What particularly impresses me here is his use of rhythm. For a start, the chorus hook displays a great example of something that novice songwriters rarely take advantage of: putting the lyric’s natural stresses at odds with those of the main groove. So although the most obvious way to sing the phrase “party like a Russian” would be to put the naturally stressed syllables “par-” and “Ru-” on the upbeat and downbeat respectively, what Williams does here is shift the “Ru-” an eighth-note late, putting the surrounding syllables “a” and “-ssian” on the downbeat and backbeat respectively, instantly giving the hook tons more swagger. And what makes that (and indeed many of the other chorus lines) even more striking is that their magisterially confident rhythmic liberties are contrasted with both the metronomic chanting of the verses and the stomping eighth notes of the “put a doll inside a doll”/“have it like an oligarch” turnaround in each chorus’ fourth and eighth bars. It’s simply masterful vocal arrangement.
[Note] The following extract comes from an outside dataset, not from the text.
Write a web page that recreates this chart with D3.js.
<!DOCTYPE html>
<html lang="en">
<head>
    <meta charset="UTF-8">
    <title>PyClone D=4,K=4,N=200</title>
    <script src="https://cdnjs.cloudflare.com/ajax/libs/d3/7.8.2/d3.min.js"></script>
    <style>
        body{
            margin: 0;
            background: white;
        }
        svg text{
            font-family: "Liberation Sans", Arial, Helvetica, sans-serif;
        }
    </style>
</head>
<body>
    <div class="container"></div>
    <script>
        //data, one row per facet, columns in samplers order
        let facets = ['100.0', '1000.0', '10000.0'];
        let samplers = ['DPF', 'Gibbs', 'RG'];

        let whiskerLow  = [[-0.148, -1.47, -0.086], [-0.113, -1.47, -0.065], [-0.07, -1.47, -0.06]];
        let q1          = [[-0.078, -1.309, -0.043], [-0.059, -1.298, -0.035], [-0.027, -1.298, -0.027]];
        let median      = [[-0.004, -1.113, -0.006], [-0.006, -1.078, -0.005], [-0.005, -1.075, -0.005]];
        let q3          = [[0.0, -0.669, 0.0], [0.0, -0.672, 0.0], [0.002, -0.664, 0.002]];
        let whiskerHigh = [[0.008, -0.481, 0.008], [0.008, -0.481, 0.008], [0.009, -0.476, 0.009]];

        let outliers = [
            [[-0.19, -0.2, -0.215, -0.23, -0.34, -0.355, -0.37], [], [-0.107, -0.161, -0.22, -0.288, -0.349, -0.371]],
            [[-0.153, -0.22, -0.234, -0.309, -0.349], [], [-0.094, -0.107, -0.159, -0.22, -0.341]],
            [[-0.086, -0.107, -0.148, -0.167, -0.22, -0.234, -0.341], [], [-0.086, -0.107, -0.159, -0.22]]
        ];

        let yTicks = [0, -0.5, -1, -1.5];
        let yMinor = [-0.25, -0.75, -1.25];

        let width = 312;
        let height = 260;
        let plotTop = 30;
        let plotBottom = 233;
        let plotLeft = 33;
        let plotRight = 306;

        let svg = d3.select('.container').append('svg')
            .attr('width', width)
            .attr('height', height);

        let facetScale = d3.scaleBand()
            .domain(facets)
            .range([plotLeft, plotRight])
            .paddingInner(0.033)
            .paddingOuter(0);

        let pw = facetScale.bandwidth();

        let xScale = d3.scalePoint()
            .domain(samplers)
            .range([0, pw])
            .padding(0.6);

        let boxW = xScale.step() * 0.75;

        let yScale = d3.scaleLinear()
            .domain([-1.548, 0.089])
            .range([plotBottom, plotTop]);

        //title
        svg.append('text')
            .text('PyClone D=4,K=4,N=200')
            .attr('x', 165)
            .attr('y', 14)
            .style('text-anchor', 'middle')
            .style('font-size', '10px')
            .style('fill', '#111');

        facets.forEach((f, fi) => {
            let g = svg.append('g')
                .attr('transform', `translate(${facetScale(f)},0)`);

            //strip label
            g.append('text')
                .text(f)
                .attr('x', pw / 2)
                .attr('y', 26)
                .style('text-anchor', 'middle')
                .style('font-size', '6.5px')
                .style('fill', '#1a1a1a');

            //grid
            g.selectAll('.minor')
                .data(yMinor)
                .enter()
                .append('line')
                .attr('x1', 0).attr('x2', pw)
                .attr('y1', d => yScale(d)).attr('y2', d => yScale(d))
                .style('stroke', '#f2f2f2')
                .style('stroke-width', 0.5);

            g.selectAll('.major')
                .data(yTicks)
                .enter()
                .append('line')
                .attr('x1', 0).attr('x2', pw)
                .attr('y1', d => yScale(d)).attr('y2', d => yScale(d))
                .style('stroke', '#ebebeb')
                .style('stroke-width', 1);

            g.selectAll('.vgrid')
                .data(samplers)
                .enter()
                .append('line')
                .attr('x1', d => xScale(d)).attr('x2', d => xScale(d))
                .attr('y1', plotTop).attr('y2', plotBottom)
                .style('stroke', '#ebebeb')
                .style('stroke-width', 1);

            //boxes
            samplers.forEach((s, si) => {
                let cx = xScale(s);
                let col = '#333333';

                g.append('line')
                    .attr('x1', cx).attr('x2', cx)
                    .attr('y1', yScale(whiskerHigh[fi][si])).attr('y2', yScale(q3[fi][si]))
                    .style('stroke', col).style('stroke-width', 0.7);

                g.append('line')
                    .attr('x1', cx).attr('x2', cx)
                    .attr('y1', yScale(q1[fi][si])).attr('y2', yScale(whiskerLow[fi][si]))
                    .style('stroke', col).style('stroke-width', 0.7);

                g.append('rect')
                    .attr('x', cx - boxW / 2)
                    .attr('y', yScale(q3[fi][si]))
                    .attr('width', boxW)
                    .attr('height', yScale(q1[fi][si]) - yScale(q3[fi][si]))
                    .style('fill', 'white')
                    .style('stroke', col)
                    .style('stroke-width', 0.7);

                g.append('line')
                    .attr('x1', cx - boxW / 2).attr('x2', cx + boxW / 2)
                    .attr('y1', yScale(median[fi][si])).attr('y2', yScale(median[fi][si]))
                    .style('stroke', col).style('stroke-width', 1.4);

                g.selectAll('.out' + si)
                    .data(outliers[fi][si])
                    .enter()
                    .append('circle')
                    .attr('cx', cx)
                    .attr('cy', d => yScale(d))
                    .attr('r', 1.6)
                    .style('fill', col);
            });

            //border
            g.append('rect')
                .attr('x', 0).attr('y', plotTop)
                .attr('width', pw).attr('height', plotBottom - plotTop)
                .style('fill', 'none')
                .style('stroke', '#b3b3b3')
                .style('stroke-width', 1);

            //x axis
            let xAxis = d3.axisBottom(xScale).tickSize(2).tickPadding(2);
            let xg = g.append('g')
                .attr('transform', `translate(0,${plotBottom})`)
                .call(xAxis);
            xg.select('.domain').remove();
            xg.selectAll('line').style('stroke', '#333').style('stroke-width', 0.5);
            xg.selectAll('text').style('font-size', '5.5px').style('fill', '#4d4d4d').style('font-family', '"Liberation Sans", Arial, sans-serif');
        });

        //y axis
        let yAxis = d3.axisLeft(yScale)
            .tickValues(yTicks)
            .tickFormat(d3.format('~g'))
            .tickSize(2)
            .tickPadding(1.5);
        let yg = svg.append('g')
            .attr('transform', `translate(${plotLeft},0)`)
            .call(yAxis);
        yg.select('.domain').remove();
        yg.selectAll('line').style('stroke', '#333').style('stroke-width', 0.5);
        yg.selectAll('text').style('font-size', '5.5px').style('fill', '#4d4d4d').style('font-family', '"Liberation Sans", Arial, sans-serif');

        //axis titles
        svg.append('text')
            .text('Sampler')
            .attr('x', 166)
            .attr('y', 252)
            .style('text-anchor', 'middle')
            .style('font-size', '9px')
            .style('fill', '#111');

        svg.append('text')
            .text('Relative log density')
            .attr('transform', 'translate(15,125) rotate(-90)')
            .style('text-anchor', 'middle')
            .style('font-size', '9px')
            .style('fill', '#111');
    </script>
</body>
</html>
While filching hooks from the Classic FM Hall Of Fame is admittedly rather a cheap trick, you have to give credit to the producers for recognising the inherent modulatory potential of their chosen material. If you check out the original orchestral music (‘Dance Of The Knights’ from Prokofiev’s Romeo & Juliet), the arpeggiated string chords that feature so prominently in this song alternate with a second, more ominous brass theme (surely an inspiration for the Star Wars ‘Imperial March’). Linking the two themes is a bar where the string arpeggios jettison their ponderous orchestral accompaniment and suddenly hop into a new key, and it’s this bar the producers of ‘Party Like A Russian’ have used to announce the modulation into their final chorus, brilliantly leveraging its cultural baggage (ie. that the modulatory nature of this bar is already firmly fixed in the collective consciousness) to make their hoary old here-we-go-up-a-semitone cliché seem less superficial than it has any right to.

And to cap it all, the video contains a flash of pure genius. What you hear: the middle section’s ‘men’s military choir’. What you see: a dozen bolshy princesses in fluffy white gowns. Unmissable!